Written, verbal, and non-verbal language is a powerful part of every culture. However, you can’t find cultural messages written down anywhere. In the NICU, you will not find cultural norms written into a policy or formally taught in orientation.
In fact, every day, fellow colleagues and families are unknowingly taught (even if just overheard) negative cultural messages about feeding.
#1: You (or parent) hear: “She just PO fed at 0900. She’ll be too tired to try again at noon.”
Cultural message it conveys: “Caregivers can predict (and pre-decide) feeding readiness without a real-time assessment of the infant,” which goes against all we know about assessing feeding readiness and individualized patient care.
#2: You (or parent) hear: “He took 15 mls in 8 minutes and then got tired. But I got him to take the rest over 20 minutes with lots of encouragement.”
Cultural message it conveys: Disinterest/fatigue/disengagement cues are not valid reasons to stop an oral feeding if desired volume intake has not yet been achieved”. In other words, volume is the only definition of success and it’s ok to ignore the infant’s cues. And, it’s okay to use whatever ways possible to “encourage” the infant to get the volume in, despite not being valid or evidence-based techniques.
We dedicated a whole chapter to culture in the Online IDF Course because your colleagues, orientees, NICU parents and families are listening to you. Your words are powerful and they have meaning. The solution: ensure that your language is positive and rooted in the latest evidence and best practice.

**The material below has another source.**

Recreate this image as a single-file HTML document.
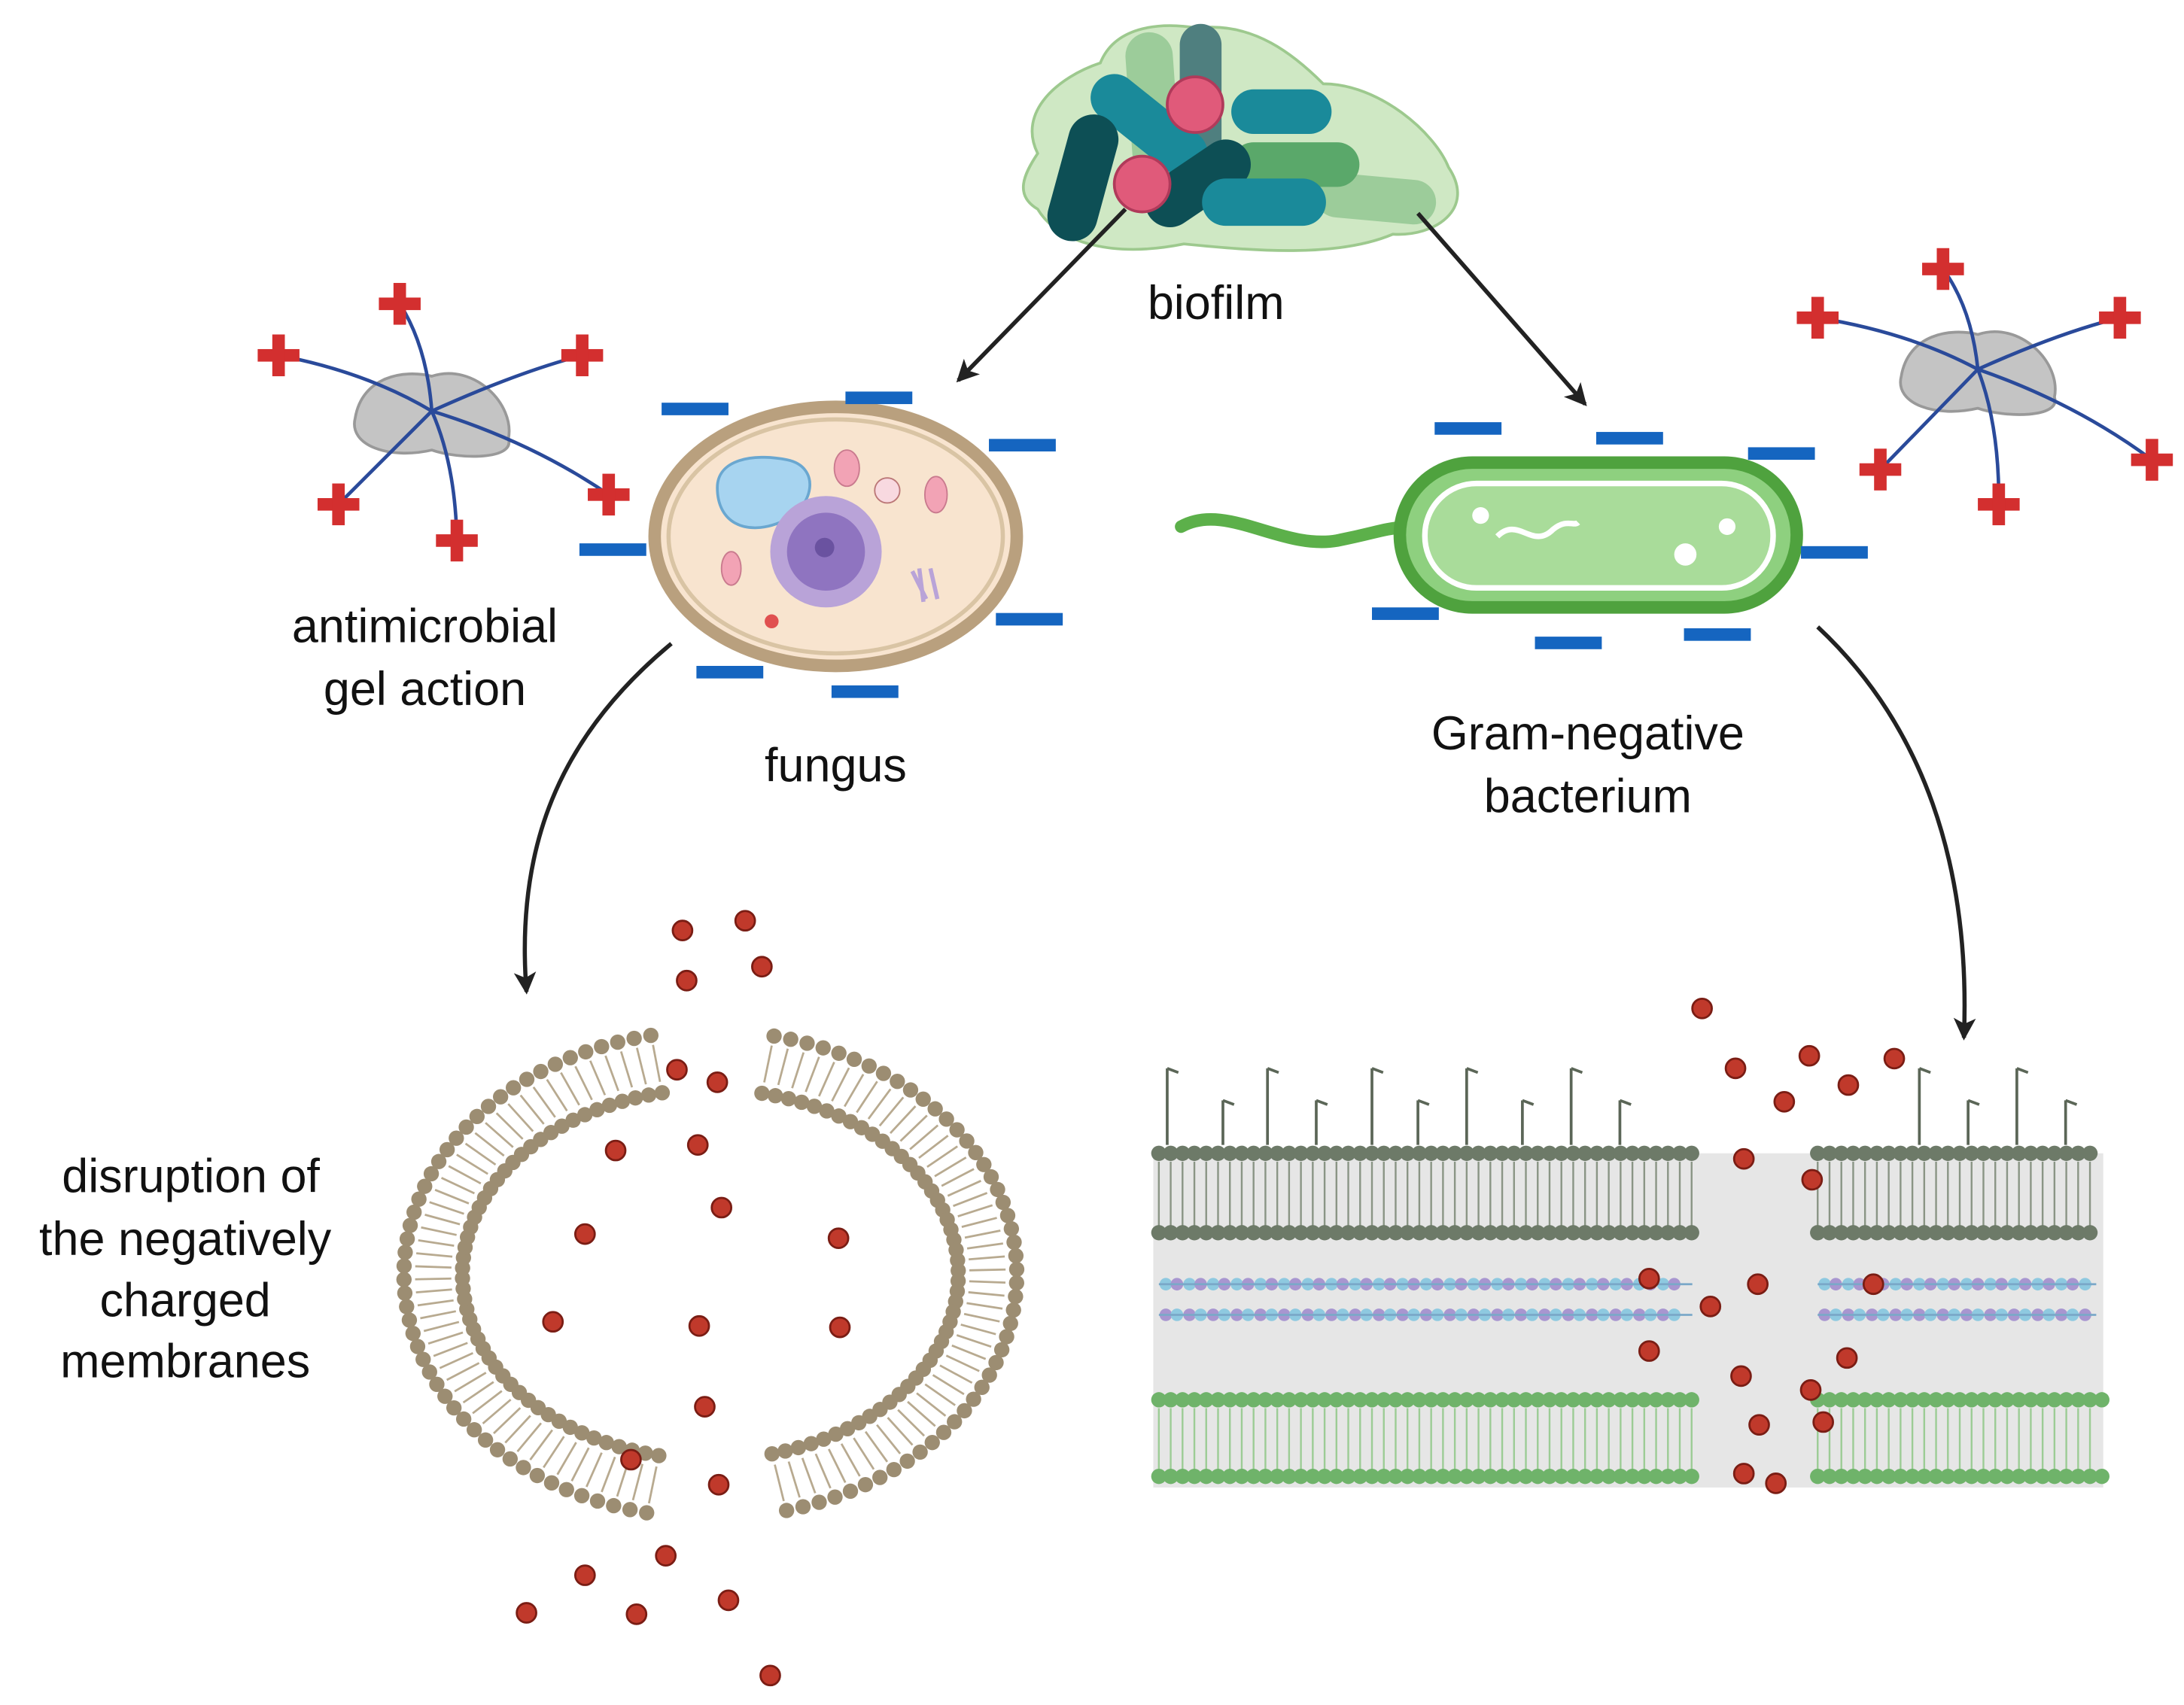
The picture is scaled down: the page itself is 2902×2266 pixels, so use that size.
<!DOCTYPE html>
<html><head><meta charset="utf-8"><style>
html,body{margin:0;padding:0;background:#fff;}
svg{display:block}
text{font-family:"Liberation Sans",sans-serif;fill:#111;}
</style></head><body>
<svg id="s" width="2902" height="2266" viewBox="0 0 1568 1224" xmlns="http://www.w3.org/2000/svg">
<defs>
<marker id="ah" markerWidth="18" markerHeight="18" refX="14" refY="8" orient="auto" markerUnits="userSpaceOnUse"><path d="M0,0 L16,8 L0,16 L4,8 z" fill="#222"/></marker>
</defs>
<rect width="1568" height="1224" fill="#fff"/>
<path d="M745,110 C730,80 760,55 790,45 C800,20 830,15 860,20 C900,15 930,40 950,60 C990,60 1030,95 1040,120 C1060,150 1030,170 1000,168 C960,185 900,180 850,175 C800,185 760,175 745,150 C728,140 735,125 745,110 z" fill="#cfe8c4" stroke="#9dc98e" stroke-width="2"/>
<g stroke-linecap="round" fill="none">
<line x1="825" y1="40" x2="830" y2="110" stroke="#9ccc9a" stroke-width="34"/>
<line x1="862" y1="32" x2="862" y2="100" stroke="#4f7f7f" stroke-width="30"/>
<line x1="900" y1="80" x2="940" y2="80" stroke="#1a8a9a" stroke-width="32"/>
<line x1="800" y1="70" x2="850" y2="110" stroke="#1a8a9a" stroke-width="34"/>
<line x1="785" y1="100" x2="770" y2="155" stroke="#0d4f55" stroke-width="36"/>
<line x1="960" y1="140" x2="1015" y2="145" stroke="#9ccc9a" stroke-width="32"/>
<line x1="900" y1="118" x2="960" y2="118" stroke="#5aa86a" stroke-width="32"/>
<line x1="840" y1="145" x2="880" y2="118" stroke="#0d4f55" stroke-width="36"/>
<line x1="880" y1="145" x2="935" y2="145" stroke="#1a8a9a" stroke-width="34"/>
</g>
<circle cx="858" cy="75" r="20" fill="#e05a7a" stroke="#b03a5a" stroke-width="2"/>
<circle cx="820" cy="132" r="20" fill="#e05a7a" stroke="#b03a5a" stroke-width="2"/>
<text x="873" y="229" font-size="34" text-anchor="middle">biofilm</text>
<line x1="808" y1="150" x2="688" y2="273" stroke="#222" stroke-width="3" marker-end="url(#ah)"/>
<line x1="1018" y1="153" x2="1138" y2="290" stroke="#222" stroke-width="3" marker-end="url(#ah)"/>
<ellipse cx="600" cy="385" rx="130" ry="93" fill="#f8e4cf" stroke="#b9a07e" stroke-width="9"/>
<ellipse cx="600" cy="385" rx="120" ry="84" fill="none" stroke="#d9c4a4" stroke-width="3"/>
<path d="M515,350 C515,330 540,325 565,330 C590,335 585,365 560,375 C535,385 515,375 515,350z" fill="#a7d4f0" stroke="#6aa7d0" stroke-width="2"/>
<circle cx="593" cy="396" r="40" fill="#b9a3d8"/>
<circle cx="593" cy="396" r="28" fill="#8f74c0"/>
<circle cx="592" cy="393" r="7" fill="#6a52a0"/>
<ellipse cx="608" cy="336" rx="9" ry="13" fill="#f2a3b5" stroke="#c97a8e"/>
<ellipse cx="672" cy="355" rx="8" ry="13" fill="#f2a3b5" stroke="#c97a8e"/>
<ellipse cx="525" cy="408" rx="7" ry="12" fill="#f2a3b5" stroke="#c97a8e"/>
<circle cx="637" cy="352" r="9" fill="#f8d9e0" stroke="#b77"/>
<circle cx="554" cy="446" r="5" fill="#e05050"/>
<path d="M655,410 l10,20 m-5,-22 l3,24 m5,-24 l5,22" stroke="#b9a3d8" stroke-width="3"/>
<text x="600" y="561" font-size="34" text-anchor="middle">fungus</text>
<path d="M848,378 C880,360 920,395 960,388 C990,382 990,380 1010,378" fill="none" stroke="#5cb04a" stroke-width="9" stroke-linecap="round"/>
<rect x="1005" y="332" width="285" height="104" rx="52" fill="#8ed07f" stroke="#4fa23e" stroke-width="9"/>
<rect x="1023" y="347" width="250" height="75" rx="37" fill="#a9dc9a" stroke="#fff" stroke-width="4"/>
<path d="M1075,385 C1090,370 1100,395 1115,380 C1125,372 1130,378 1133,375" stroke="#fff" stroke-width="4" fill="none"/>
<circle cx="1063" cy="370" r="6" fill="#fff"/><circle cx="1240" cy="378" r="6" fill="#fff"/><circle cx="1210" cy="398" r="8" fill="#fff"/>
<text x="1140" y="538" font-size="34" text-anchor="middle">Gram-negative</text>
<text x="1140" y="583" font-size="34" text-anchor="middle">bacterium</text>
<text x="305" y="461" font-size="34" text-anchor="middle">antimicrobial</text>
<text x="305" y="506" font-size="34" text-anchor="middle">gel action</text>
<g font-size="34" text-anchor="middle">
<text x="137" y="856">disruption of</text>
<text x="133" y="901">the negatively</text>
<text x="133" y="945">charged</text>
<text x="133" y="989">membranes</text>
</g>
<path d="M482,462 C400,530 370,610 378,712" fill="none" stroke="#222" stroke-width="3" marker-end="url(#ah)"/>
<path d="M1305,450 C1380,520 1415,620 1410,745" fill="none" stroke="#222" stroke-width="3" marker-end="url(#ah)"/>
<rect x="828" y="828" width="682" height="240" fill="#e6e6e6"/>
<g id="g"></g>
</svg>
<script>
const g=document.getElementById('g');const NS='http://www.w3.org/2000/svg';
function el(t,a){const e=document.createElementNS(NS,t);for(const k in a)e.setAttribute(k,a[k]);g.appendChild(e);return e;}
[[475,293],[607,285],[710,319],[416,394],[715,444],[500,482],[597,496],[1030,307],[1146,314],[1255,325],[1293,396],[985,440],[1102,461],[1209,455]].forEach(p=>el('rect',{x:p[0],y:p[1]-4,width:48,height:9,fill:'#1565c0'}));
function gel(cx,cy,cr){el('path',{d:`M${cx-55},${cy+5} C${cx-50},${cy-25} ${cx-20},${cy-30} ${cx},${cy-25} C${cx+30},${cy-35} ${cx+60},${cy-5} ${cx+55},${cy+20} C${cx+60},${cy+35} ${cx+20},${cy+35} ${cx},${cy+28} C${cx-30},${cy+35} ${cx-60},${cy+25} ${cx-55},${cy+5}z`,fill:'#c4c4c4',stroke:'#999','stroke-width':2});
cr.forEach(p=>{const mx=(cx+p[0])/2+8,my=(cy+p[1])/2-8;el('path',{d:`M${cx},${cy} Q${mx},${my} ${p[0]},${p[1]}`,fill:'none',stroke:'#2a4a9a','stroke-width':2.5});
el('rect',{x:p[0]-15,y:p[1]-4.5,width:30,height:9,fill:'#d32f2f'});el('rect',{x:p[0]-4.5,y:p[1]-15,width:9,height:30,fill:'#d32f2f'});});}
gel(310,295,[[200,255],[287,218],[418,255],[437,355],[328,388],[243,362]]);
gel(1420,265,[[1395,193],[1305,228],[1522,228],[1545,330],[1350,337],[1435,362]]);
const cx=510,cy=915,tan='#9c8d72';
function arc(a0,a1){for(let a=a0;a<=a1;a+=3.2){const r=a*Math.PI/180,c=Math.cos(r),s=Math.sin(r);
const ox=cx+220*c,oy=cy+175*s,ix=cx+178*c,iy=cy+133*s;
el('circle',{cx:ox,cy:oy,r:5.5,fill:tan});el('circle',{cx:ix,cy:iy,r:5.5,fill:tan});
el('line',{x1:cx+212*c,y1:cy+168*s,x2:cx+186*c,y2:cy+141*s,stroke:'#b8aa90','stroke-width':1.5});}}
arc(-258,-100);arc(-78,78);
function row(x0,x1,y,r,col,step){for(let x=x0;x<=x1;x+=step)el('circle',{cx:x,cy:y,r:r,fill:col});}
function tails(x0,x1,y0,y1,col){for(let x=x0;x<=x1;x+=8.5)el('line',{x1:x,y1:y0,x2:x,y2:y1,stroke:col,'stroke-width':1.3});}
[[832,1215],[1305,1505]].forEach(s=>{
 row(s[0],s[1],828,5.5,'#6d7a68',8.5);tails(s[0],s[1],834,880,'#8a9585');row(s[0],s[1],885,5.5,'#6d7a68',8.5);
 row(s[0]+5,s[1]-5,922,4.5,'#8ec9e0',17);row(s[0]+13,s[1]-5,922,4.5,'#a896d0',17);
 el('line',{x1:s[0],y1:922,x2:s[1],y2:922,stroke:'#7aa8c8','stroke-width':1.5});
 row(s[0]+5,s[1]-5,944,4.5,'#a896d0',17);row(s[0]+13,s[1]-5,944,4.5,'#8ec9e0',17);
 el('line',{x1:s[0],y1:944,x2:s[1],y2:944,stroke:'#7aa8c8','stroke-width':1.5});
 row(s[0],s[1]+5,1005,5.5,'#6fb36a',8.5);tails(s[0],s[1],1011,1055,'#9ccc95');row(s[0],s[1]+5,1060,5.5,'#6fb36a',8.5);
});
[838,878,910,945,985,1018,1053,1093,1128,1163,1378,1413,1448,1483].forEach((x,i)=>{const h=i%2?32:55;
 el('line',{x1:x,y1:822,x2:x,y2:822-h,stroke:'#5b6657','stroke-width':2});el('line',{x1:x,y1:822-h,x2:x+8,y2:822-h+3,stroke:'#5b6657','stroke-width':2});});
[[490,668],[535,661],[547,694],[493,704],[486,768],[515,777],[442,826],[501,822],[518,867],[420,886],[602,889],[397,949],[502,952],[603,953],[506,1010],[453,1048],[516,1066],[478,1117],[420,1131],[523,1149],[378,1158],[457,1159],[553,1203],
[1222,724],[1246,767],[1299,758],[1360,760],[1281,791],[1327,779],[1252,832],[1301,847],[1262,922],[1184,918],[1345,922],[1228,938],[1326,975],[1184,970],[1250,988],[1300,998],[1263,1023],[1309,1021],[1252,1058],[1275,1065]].forEach(p=>el('circle',{cx:p[0],cy:p[1],r:7,fill:'#c0392b',stroke:'#7a1d14','stroke-width':1.5}));
</script>
</body></html>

As NICU professionals, we have collectively spoken a certain way about feeding for decades and it takes intentional and continuous work to weed this language (and the practice it implies) out of our vocabulary. So be gentle with yourself. But take notice. Increase your awareness. Find and use new language which reflects best practice and watch the old culture shift, advance, and wholly support you, your team, and the babies and families in your care.